Newsom Lays Out Plan to Tame California Wildfires

A hillside smolders after flames passed through during the Ranch Fire in Clearlake Oaks, Calif., on Aug. 5, 2018. (AP Photo/Josh Edelson)

SACRAMENTO, Calif. (CN) – As the state’s largest utility pursues bankruptcy and with another wildfire season looming, California is teaming with two influential firms to protect residents and its energy grid against climate change.

In a report released Friday, advisers are pushing the Legislature and Gov. Gavin Newsom to swiftly increase wildfire prevention efforts, commit to clean energy and expand oversight of the state’s embattled utilities. 

“If anyone is wondering if climate change is real, come to California,” Newsom said at a press conference Friday. “Since 2000, 15 of the top 20 most catastrophic and destructive wildfires have occurred.”

Newsom briefed the media from the state’s emergency services headquarters on a report titled “Wildfires and Climate Change: California’s Energy Future,” prepared by the firms O’Melveny and Myers and Guggenheim Securities. He called it an “outline and an educational exercise” meant to guide the state’s next moves on climate change, energy and wildfires.

The report says climate change has fueled a new “wildfire reality” for the Golden State and the 11 million residents living in fire zones. Meanwhile, regulators must clamp down on utilities that have been blamed for sparking many of the most destructive fires in the state’s recent history, according to the report. 

Less than two months after the Camp Fire ripped through Butte County, Pacific Gas & Electric filed for bankruptcy in San Francisco. The utility – the nation’s largest – has warned investors it could be facing $30 billion or more in wildfire liability and has since overhauled its executive board.

Through a process called inverse condemnation, California allows private utilities like PG&E to install equipment on private property. But the law also says if their equipment contributes to a wildfire, they are held responsible for the damages – even if they aren’t found to be at fault.

The report says the law increases bankruptcy risks for utilities and that it may need to be amended to a more fault-based standard. In doing so, the risk of property losses would move from utilities to insurance companies “in cases where the utility was not a bad actor.”

“Bottom line – utilities in or on the verge of bankruptcy are not good for Californians, for economic growth or for the state’s future,” the report states.

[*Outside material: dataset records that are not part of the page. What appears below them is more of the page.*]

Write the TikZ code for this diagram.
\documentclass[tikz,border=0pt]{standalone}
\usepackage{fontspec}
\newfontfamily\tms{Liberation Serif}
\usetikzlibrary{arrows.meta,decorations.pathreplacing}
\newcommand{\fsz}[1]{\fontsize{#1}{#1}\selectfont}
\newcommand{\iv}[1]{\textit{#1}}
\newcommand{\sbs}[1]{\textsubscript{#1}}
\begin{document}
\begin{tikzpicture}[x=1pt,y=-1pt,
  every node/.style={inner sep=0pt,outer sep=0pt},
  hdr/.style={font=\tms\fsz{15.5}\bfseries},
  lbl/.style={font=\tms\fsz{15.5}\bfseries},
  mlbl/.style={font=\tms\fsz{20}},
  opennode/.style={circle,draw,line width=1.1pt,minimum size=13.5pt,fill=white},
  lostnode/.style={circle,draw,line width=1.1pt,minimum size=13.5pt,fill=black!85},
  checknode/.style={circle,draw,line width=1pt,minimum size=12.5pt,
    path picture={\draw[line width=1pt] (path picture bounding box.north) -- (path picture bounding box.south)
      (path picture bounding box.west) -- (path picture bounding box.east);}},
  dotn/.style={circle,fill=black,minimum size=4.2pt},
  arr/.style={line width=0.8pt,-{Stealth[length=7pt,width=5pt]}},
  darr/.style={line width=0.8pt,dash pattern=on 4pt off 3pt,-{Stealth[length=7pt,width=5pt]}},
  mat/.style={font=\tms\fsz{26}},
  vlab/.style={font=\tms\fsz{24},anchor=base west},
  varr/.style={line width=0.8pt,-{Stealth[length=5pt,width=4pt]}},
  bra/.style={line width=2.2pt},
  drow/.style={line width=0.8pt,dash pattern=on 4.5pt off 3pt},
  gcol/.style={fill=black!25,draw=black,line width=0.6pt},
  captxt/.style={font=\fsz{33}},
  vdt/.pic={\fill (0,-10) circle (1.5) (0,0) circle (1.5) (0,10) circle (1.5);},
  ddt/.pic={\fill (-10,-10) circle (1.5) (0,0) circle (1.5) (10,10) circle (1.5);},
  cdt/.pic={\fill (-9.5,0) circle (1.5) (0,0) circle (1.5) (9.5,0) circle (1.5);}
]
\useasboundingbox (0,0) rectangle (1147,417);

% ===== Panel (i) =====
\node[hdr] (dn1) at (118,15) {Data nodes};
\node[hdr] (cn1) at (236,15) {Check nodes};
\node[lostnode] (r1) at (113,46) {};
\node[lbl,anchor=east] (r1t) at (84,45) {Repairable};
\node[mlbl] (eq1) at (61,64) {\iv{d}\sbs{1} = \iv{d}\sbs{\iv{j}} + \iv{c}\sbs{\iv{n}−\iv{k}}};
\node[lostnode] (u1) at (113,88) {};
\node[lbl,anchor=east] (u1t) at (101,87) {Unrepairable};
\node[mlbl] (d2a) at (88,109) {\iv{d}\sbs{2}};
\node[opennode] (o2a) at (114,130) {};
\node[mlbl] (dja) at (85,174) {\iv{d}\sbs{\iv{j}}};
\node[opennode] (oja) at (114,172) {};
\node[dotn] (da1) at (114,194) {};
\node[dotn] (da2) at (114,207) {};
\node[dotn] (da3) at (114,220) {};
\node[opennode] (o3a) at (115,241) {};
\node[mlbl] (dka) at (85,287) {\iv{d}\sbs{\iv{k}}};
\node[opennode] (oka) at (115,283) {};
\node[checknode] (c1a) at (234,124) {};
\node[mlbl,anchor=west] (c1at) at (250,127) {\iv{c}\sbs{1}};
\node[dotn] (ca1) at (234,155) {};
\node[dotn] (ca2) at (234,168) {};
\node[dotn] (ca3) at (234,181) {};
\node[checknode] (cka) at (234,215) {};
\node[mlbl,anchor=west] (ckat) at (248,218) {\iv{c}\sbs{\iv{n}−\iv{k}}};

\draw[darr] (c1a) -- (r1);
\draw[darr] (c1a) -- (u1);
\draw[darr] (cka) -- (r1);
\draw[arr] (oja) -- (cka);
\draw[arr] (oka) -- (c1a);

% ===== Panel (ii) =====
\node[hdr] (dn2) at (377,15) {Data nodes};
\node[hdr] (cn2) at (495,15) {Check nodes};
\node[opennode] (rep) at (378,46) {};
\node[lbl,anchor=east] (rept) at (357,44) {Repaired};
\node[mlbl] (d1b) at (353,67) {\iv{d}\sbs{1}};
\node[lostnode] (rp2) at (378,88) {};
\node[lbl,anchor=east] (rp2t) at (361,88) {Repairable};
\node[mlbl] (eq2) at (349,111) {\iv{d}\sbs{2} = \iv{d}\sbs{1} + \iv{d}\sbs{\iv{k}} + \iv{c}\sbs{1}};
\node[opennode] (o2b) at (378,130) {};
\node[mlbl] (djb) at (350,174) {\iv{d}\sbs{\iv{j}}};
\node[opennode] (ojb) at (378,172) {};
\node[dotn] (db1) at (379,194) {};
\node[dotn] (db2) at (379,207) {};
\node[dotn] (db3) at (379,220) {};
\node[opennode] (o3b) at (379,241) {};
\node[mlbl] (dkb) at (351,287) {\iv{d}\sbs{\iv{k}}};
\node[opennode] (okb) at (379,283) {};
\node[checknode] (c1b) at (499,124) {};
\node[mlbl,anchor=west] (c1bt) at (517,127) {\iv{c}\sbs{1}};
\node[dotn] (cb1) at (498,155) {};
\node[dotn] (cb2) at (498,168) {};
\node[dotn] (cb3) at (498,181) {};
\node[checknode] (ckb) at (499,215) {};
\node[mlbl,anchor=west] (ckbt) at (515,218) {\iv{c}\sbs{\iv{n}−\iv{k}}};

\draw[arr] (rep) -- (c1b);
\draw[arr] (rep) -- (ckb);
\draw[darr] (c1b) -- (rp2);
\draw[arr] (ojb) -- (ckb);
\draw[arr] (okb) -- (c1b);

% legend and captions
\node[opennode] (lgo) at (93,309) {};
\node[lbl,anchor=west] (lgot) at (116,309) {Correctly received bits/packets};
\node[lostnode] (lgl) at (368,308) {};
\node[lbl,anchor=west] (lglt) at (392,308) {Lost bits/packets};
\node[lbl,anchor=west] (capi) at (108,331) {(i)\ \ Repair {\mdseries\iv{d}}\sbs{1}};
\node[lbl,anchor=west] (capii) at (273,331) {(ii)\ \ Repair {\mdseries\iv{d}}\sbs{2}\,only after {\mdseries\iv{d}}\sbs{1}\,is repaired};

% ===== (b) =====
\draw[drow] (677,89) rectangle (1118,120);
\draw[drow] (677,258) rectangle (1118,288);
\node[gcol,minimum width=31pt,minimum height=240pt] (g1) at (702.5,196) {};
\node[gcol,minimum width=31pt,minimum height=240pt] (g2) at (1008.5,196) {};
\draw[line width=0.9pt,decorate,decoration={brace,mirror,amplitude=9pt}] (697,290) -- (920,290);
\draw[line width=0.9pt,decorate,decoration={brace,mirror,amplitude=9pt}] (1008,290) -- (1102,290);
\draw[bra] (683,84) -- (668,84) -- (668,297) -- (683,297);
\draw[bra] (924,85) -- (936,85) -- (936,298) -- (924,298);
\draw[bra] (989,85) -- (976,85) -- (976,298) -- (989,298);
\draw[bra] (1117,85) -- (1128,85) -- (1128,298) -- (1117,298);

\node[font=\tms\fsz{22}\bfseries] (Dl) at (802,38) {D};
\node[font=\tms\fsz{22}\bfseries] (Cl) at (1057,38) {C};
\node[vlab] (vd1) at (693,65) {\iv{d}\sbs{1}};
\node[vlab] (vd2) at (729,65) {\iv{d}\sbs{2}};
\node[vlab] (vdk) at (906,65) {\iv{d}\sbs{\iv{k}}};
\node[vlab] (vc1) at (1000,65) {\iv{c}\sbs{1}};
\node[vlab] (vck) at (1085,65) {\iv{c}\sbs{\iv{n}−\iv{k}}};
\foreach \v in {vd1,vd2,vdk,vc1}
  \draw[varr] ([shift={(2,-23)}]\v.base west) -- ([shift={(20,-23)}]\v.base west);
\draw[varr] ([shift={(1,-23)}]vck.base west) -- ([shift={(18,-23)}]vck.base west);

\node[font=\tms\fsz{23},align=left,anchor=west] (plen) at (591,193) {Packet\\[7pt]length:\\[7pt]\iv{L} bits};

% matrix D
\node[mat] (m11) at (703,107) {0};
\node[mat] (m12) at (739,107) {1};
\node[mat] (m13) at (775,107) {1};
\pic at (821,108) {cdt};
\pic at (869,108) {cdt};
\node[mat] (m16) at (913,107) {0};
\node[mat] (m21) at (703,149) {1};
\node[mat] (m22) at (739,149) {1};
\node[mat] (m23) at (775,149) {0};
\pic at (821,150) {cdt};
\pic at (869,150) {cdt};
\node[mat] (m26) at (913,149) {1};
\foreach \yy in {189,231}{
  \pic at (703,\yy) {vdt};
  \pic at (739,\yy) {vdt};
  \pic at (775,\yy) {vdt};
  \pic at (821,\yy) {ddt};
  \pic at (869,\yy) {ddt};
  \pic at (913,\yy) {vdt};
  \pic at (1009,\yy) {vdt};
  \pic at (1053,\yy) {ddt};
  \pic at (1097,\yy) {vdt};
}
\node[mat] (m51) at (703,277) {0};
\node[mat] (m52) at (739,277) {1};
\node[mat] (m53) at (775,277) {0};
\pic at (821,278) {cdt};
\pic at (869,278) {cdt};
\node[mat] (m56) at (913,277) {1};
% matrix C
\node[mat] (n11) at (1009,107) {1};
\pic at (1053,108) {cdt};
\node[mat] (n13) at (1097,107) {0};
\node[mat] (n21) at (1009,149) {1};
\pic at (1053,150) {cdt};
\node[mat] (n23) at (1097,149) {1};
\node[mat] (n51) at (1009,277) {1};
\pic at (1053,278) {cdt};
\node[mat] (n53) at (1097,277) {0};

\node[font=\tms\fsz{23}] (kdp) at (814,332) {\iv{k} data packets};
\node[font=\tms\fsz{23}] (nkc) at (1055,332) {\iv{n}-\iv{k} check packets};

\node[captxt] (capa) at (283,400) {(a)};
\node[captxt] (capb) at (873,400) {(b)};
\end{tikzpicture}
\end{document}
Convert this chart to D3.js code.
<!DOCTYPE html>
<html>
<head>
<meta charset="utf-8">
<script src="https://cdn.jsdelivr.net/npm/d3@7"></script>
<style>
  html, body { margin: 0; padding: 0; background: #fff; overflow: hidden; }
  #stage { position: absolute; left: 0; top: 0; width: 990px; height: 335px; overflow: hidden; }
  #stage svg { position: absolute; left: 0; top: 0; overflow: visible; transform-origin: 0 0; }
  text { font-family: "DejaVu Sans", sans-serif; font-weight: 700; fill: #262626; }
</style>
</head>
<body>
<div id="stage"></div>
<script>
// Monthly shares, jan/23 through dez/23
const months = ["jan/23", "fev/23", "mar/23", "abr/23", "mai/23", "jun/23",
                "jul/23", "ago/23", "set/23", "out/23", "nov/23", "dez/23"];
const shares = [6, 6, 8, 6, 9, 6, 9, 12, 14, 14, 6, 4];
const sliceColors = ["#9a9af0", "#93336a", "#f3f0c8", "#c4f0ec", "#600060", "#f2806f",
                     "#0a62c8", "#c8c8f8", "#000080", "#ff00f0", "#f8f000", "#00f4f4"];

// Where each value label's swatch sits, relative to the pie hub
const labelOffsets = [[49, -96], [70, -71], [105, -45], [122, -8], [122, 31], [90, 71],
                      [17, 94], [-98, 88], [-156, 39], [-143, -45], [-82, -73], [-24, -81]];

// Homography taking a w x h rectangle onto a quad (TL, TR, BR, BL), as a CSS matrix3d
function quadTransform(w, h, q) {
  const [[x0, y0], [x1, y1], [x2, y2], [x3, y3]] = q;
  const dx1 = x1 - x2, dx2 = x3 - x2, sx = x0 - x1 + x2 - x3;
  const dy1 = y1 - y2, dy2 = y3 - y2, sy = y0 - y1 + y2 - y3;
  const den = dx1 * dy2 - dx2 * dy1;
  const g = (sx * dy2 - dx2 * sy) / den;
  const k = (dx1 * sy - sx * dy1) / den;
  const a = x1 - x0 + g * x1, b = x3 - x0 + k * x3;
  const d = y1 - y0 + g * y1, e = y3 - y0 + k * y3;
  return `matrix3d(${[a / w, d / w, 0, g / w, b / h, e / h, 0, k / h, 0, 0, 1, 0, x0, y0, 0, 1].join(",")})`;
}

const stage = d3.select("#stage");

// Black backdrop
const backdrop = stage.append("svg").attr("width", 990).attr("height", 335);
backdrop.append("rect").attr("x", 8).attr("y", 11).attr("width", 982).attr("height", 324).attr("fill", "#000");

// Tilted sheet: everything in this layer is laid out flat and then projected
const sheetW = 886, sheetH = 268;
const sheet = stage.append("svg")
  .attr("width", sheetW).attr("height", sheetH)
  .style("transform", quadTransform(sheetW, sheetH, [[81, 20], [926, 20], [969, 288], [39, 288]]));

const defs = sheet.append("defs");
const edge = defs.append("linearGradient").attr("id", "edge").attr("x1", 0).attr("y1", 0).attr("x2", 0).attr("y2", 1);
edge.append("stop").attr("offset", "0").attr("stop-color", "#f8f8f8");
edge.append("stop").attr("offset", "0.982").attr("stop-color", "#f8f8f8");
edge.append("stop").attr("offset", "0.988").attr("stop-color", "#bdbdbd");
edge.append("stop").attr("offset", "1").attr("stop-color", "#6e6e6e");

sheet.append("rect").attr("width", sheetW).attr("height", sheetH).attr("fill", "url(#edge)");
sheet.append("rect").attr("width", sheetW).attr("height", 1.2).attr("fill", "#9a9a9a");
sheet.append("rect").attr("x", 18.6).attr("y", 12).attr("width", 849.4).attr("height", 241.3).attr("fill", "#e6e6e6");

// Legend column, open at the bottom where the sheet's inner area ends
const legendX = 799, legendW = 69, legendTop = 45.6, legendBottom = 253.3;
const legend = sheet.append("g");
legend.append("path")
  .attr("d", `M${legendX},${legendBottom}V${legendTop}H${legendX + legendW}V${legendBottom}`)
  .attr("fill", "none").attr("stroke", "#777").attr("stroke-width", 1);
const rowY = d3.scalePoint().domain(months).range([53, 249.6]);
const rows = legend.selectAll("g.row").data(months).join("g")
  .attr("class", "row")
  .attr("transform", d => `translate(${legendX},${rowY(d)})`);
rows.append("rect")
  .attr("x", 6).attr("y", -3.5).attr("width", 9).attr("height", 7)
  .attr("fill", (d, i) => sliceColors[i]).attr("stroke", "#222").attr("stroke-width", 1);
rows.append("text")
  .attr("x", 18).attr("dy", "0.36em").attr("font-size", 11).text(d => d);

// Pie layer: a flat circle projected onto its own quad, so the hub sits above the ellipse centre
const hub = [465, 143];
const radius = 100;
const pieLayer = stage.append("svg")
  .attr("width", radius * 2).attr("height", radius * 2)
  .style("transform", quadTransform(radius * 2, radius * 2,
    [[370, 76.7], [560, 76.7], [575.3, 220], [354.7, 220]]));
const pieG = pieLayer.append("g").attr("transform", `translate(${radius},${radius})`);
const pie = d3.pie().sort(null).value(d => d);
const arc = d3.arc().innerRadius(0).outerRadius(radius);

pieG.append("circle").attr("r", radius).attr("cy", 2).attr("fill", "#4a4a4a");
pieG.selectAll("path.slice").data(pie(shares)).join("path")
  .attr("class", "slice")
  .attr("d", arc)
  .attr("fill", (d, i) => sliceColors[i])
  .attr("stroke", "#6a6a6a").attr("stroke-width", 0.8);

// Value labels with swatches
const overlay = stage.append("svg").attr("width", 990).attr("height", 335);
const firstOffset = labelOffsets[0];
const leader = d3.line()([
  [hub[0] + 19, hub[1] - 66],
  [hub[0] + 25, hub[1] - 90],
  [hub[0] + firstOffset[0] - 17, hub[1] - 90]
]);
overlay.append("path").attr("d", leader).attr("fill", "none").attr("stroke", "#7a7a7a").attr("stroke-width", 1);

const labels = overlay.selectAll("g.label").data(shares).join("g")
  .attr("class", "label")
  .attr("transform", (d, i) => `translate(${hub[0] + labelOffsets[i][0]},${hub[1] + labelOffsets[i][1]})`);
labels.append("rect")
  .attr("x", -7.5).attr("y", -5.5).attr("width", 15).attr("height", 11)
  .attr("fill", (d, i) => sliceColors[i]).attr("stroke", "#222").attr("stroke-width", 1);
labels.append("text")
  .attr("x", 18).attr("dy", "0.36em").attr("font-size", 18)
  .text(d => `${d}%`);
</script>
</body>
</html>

Newsom, a Democrat, wouldn’t say whether the state should scrap inverse condemnation. But he noted it will likely be the courts that change the longstanding law, not the Legislature.

Other ideas to spread the cost of wildfire liability include creating a fund that utilities can access to pay wildfire claims while investigators are still determining the cause of a fire, and a separate “catastrophic wildfire” fund that would spare ratepayers from rate hikes often passed on by utilities after disasters.

Newsom challenged lawmakers to study the report and send him solutions within 90 days. He also promised any fixes he approves won’t go easy on PG&E.

“I expect the investors that are involved in PG&E to participate in the solutions and I expect that PG&E is going to get serious and no longer misdirect, manipulate and mislead the people of this state,” Newsom said.

State Sen. Bill Dodd, a Democrat whose district was ravaged by the Wine Country fires in 2017, says Newsom has been “laser-focused” on making California more fire resilient.

“The bottom line is that given the threat of climate change and catastrophic wildfires, we need to take bold steps to protect the public and ensure affordable, reliable energy delivery,” Dodd said in a statement. “I have been working closely with his office and look forward to partnering to refine and pass a package of reforms to protect the state in this new normal.”

Along with ramping up forest thinning and spreading the cost of wildfires, the report recommends changes at the California Public Utilities Commission. The advisers, or what Newsom has called his “strike force,” want the commission to be “more nimble” and get more involved in rate-setting and utility audits. 

Citing an “unstable energy market,” the strike force also called for California to continue moving away from fossil fuels and force utilities to further embrace clean energy. 

“A modern transmission and distribution system will create high-quality jobs and long-term economic stability, in addition to making us more resilient to the impacts of climate change and protecting the millions of residents living in fire-prone areas,” the report states.

Newsom says California will no longer be “passive” with its emergency preparedness in the era of climate change.

“We’re in a very precarious state, literally and figuratively, and it requires us to adapt and requires us to be nimble,” Newsom said.